If others may have been misled by my brief first paragraph, I would make it clear that there is no error on the present record, fundamental or otherwise. There was none in Anders, and the Supreme Court of California was reversed for resolving the case without considering arguable merit in the appellant’s claim. I mentioned Baggett because I believe strongly that state judges should not leave loose ends lying around for federal judges to pick up, and I thought it prudent to suggest Baggett as an avenue of review open to Hamilton in the event his jury challenge is found to have merit.

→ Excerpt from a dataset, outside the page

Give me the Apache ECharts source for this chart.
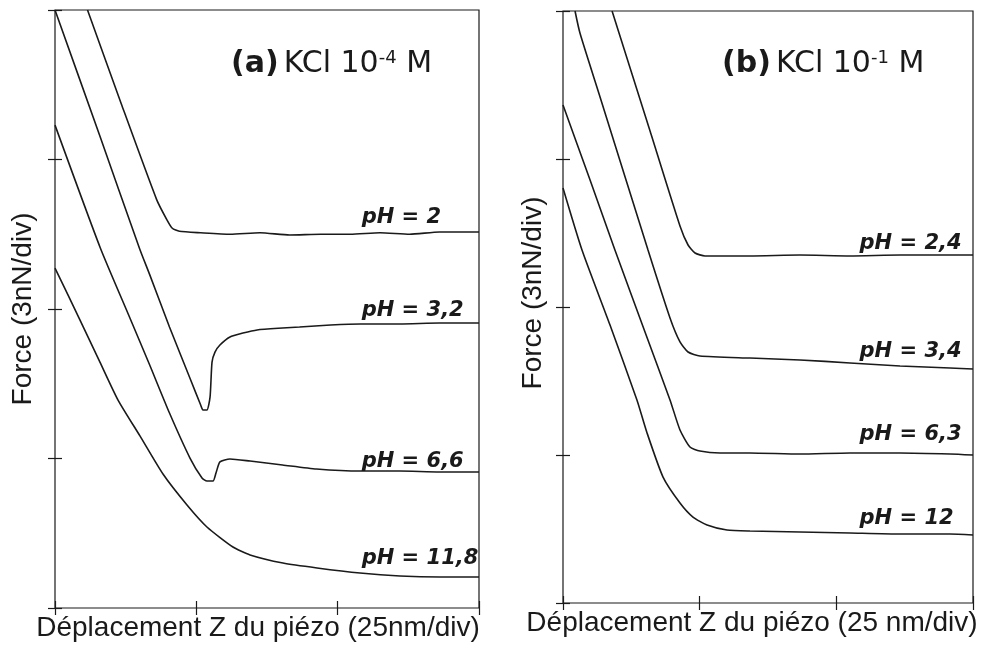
<!doctype html>
<html>
    <head>
        <meta charset="utf-8">
        <style>
            html, body { margin: 0; padding: 0; background: #fff; }
            #main { width: 1001px; height: 655px; }
        </style>
    </head>
    <body>
        <div id="main"></div>
        <script src="https://cdn.jsdelivr.net/npm/echarts@6/dist/echarts.min.js"></script>
        <script>
            // units: divisions of the original plot (x: 25 nm/div, y: 3 nN/div)
            var curveA_pH2 = [[0.23, 4.0], [0.47, 3.37], [0.72, 2.73], [0.79, 2.6], [0.83, 2.54], [0.88, 2.52], [1.03, 2.51], [1.24, 2.5], [1.45, 2.51], [1.66, 2.495], [1.88, 2.5], [2.09, 2.5], [2.3, 2.51], [2.51, 2.5], [2.72, 2.515], [3.0, 2.515]];
            var curveA_pH32 = [[0, 4.0], [0.32, 3.15], [0.6, 2.4], [0.67, 2.23], [0.81, 1.88], [0.96, 1.525], [1.03, 1.36], [1.047, 1.324], [1.075, 1.324], [1.097, 1.41], [1.111, 1.645], [1.132, 1.712], [1.167, 1.759], [1.238, 1.813], [1.33, 1.839], [1.43, 1.86], [1.61, 1.873], [1.73, 1.88], [1.95, 1.893], [2.16, 1.9], [2.44, 1.9], [2.72, 1.906], [3.0, 1.906]];
            var curveA_pH66 = [[0, 3.23], [0.32, 2.41], [0.53, 1.94], [0.67, 1.625], [0.81, 1.304], [0.955, 1.003], [1.04, 0.87], [1.075, 0.849], [1.118, 0.849], [1.139, 0.903], [1.167, 0.977], [1.238, 0.997], [1.38, 0.983], [1.61, 0.957], [1.85, 0.93], [2.16, 0.916], [2.44, 0.916], [2.72, 0.91], [3.0, 0.91]];
            var curveA_pH118 = [[0, 2.274], [0.177, 1.926], [0.318, 1.645], [0.446, 1.391], [0.601, 1.151], [0.764, 0.896], [0.934, 0.689], [1.075, 0.542], [1.259, 0.408], [1.38, 0.355], [1.613, 0.301], [1.854, 0.268], [2.158, 0.234], [2.441, 0.214], [2.724, 0.207], [3.0, 0.207]];

            var curveB_pH24 = [[0.359, 4.0], [0.637, 3.189], [0.856, 2.547], [0.915, 2.419], [0.966, 2.365], [1.039, 2.345], [1.368, 2.345], [1.734, 2.351], [2.1, 2.345], [2.466, 2.351], [2.832, 2.351], [3.0, 2.351]];
            var curveB_pH34 = [[0.088, 4.0], [0.124, 3.851], [0.271, 3.419], [0.622, 2.385], [0.783, 1.926], [0.856, 1.764], [0.915, 1.696], [1.002, 1.669], [1.368, 1.655], [1.734, 1.642], [2.1, 1.622], [2.466, 1.601], [2.832, 1.588], [3.0, 1.581]];
            var curveB_pH63 = [[0, 3.365], [0.198, 2.858], [0.38, 2.385], [0.6, 1.831], [0.783, 1.372], [0.856, 1.169], [0.929, 1.054], [1.002, 1.027], [1.149, 1.014], [1.368, 1.014], [1.734, 1.007], [2.1, 1.014], [2.466, 1.014], [2.832, 1.007], [3.0, 1.0]];
            var curveB_pH12 = [[0, 2.804], [0.139, 2.385], [0.344, 1.878], [0.541, 1.372], [0.615, 1.149], [0.732, 0.851], [0.856, 0.676], [0.951, 0.581], [1.054, 0.527], [1.2, 0.493], [1.368, 0.486], [1.734, 0.48], [2.1, 0.473], [2.466, 0.466], [2.832, 0.466], [3.0, 0.459]];

            var labelsA = ['pH = 2', 'pH = 3,2', 'pH = 6,6', 'pH = 11,8'];
            var labelYA = [2.61, 1.99, 0.98, 0.33];
            var labelsB = ['pH = 2,4', 'pH = 3,4', 'pH = 6,3', 'pH = 12'];
            var labelYB = [2.43, 1.70, 1.14, 0.57];
            var labelX = 2.17;

            var xTicks = [0, 1, 2, 3];
            var yTicks = [0, 1, 2, 3, 4];

            var ink = '#1a1a1a';
            var chart = echarts.init(document.getElementById('main'));

            // one axis per side: line hidden (grid border draws it), pushed out by 7px with
            // 14px inside ticks so each tick crosses the frame like in the original
            function xAxis(grid, name, pad) {
                return {
                    gridIndex: grid, type: 'value', position: 'bottom', offset: 7,
                    min: xTicks[0], max: xTicks[xTicks.length - 1], interval: 1,
                    axisLine: { show: false, onZero: false },
                    axisTick: { show: true, inside: true, length: 14, lineStyle: { color: ink, width: 1.2 } },
                    axisLabel: { show: false }, splitLine: { show: false },
                    name: name, nameLocation: 'middle', nameGap: -1,
                    nameTextStyle: { fontFamily: 'Liberation Sans', fontSize: 28, color: ink, verticalAlign: 'top', padding: pad }
                };
            }
            function yAxis(grid, gap, pad) {
                return {
                    gridIndex: grid, type: 'value', position: 'left', offset: 7,
                    min: yTicks[0], max: yTicks[yTicks.length - 1], interval: 1,
                    axisLine: { show: false, onZero: false },
                    axisTick: { show: true, inside: true, length: 14, lineStyle: { color: ink, width: 1.2 } },
                    axisLabel: { show: false }, splitLine: { show: false },
                    name: 'Force (3nN/div)', nameLocation: 'middle', nameGap: gap,
                    nameTextStyle: { fontFamily: 'Liberation Sans', fontSize: 28, color: ink, padding: pad }
                };
            }

            function curve(data, xi, yi) {
                return {
                    type: 'line', data: data, xAxisIndex: xi, yAxisIndex: yi,
                    showSymbol: false, symbol: 'none', smooth: 0.2,
                    lineStyle: { color: ink, width: 1.6 }, silent: true, z: 3
                };
            }
            function labels(names, ys, xi, yi) {
                return {
                    type: 'scatter', xAxisIndex: xi, yAxisIndex: yi, symbolSize: 0, silent: true,
                    itemStyle: { opacity: 1 },
                    data: names.map(function (n, i) { return { value: [labelX, ys[i]], name: n }; }),
                    label: {
                        show: true, position: [0, 0], align: 'left', verticalAlign: 'middle',
                        formatter: '{b}', fontFamily: 'DejaVu Sans', fontWeight: 'bold', fontStyle: 'italic',
                        fontSize: 21, color: ink, opacity: 1
                    }
                };
            }

            var rich = {
                b: { fontFamily: 'DejaVu Sans', fontSize: 30, fontWeight: 'bold', color: ink },
                n: { fontFamily: 'DejaVu Sans', fontSize: 30, fontWeight: 'normal', color: ink },
                s: { fontFamily: 'DejaVu Sans', fontSize: 18, fontWeight: 'normal', color: ink, verticalAlign: 'top' }
            };

            chart.setOption({
                backgroundColor: '#fff',
                animation: false,
                title: [
                    { left: 226, top: 44, text: '{b|(a)} {n|KCl 10}{s|-4}{n| M}', textStyle: { fontWeight: 'normal', rich: rich } },
                    { left: 717, top: 44, text: '{b|(b)} {n|KCl 10}{s|-1}{n| M}', textStyle: { fontWeight: 'normal', rich: rich } }
                ],
                grid: [
                    { left: 55, top: 10, width: 424, height: 598, show: true, borderColor: ink, borderWidth: 1.2 },
                    { left: 563, top: 11, width: 410, height: 592, show: true, borderColor: ink, borderWidth: 1.2 }
                ],
                xAxis: [
                    xAxis(0, 'Déplacement Z du piézo (25nm/div)', [0, 18, 0, 0]),
                    xAxis(1, 'Déplacement Z du piézo (25 nm/div)', [0, 32, 0, 0])
                ],
                yAxis: [
                    yAxis(0, 11, [0, 0, 0, 0]),
                    yAxis(1, 9, [0, 0, 0, 28])
                ],
                series: [
                    curve(curveA_pH2, 0, 0),
                    curve(curveA_pH32, 0, 0),
                    curve(curveA_pH66, 0, 0),
                    curve(curveA_pH118, 0, 0),
                    labels(labelsA, labelYA, 0, 0),
                    curve(curveB_pH24, 1, 1),
                    curve(curveB_pH34, 1, 1),
                    curve(curveB_pH63, 1, 1),
                    curve(curveB_pH12, 1, 1),
                    labels(labelsB, labelYB, 1, 1)
                ]
            });

            window.onresize = chart.resize;
        </script>
    </body>
</html>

As to fundamental error, I made no reference to it and intended none. We need not cross the bridge until we come to it, but a delayed appeal under Baggett is the same as any direct appeal in the scope of error reached by it. Nor did I intend to suggest that Hamilton is guaranteed an appeal by this court. He is guaranteed a right to appellate review by the Constitution, and so far that right is not fully com*722plied with by our performance of duty. My reading of Anders persuades me that he should get it here, if arguable merit should come out of the collateral proceedings I referred to.

I quite agree that no more than one full appeal is mandatory. I simply cannot view as a full appeal one which leaves unargued a point which is being argued in good faith in this court, which is still an open question, and arguable on the face of the record before us.

As to retroactivity, that is a question irrelevant to this case. Hamilton’s trial counsel timely raised the issue, and his appellate counsel should have, but didn’t. It was treated with economy of time in the trial court, for sensible reasons. If my simple caveat were not based upon common sense and sound constitutional doctrine, fundamental error is the only type Hamilton could assert later. That makes it all the more clear to me that proper treatment of Hamilton’s appeal here is required by Anders.

My concurrence remains limited as stated.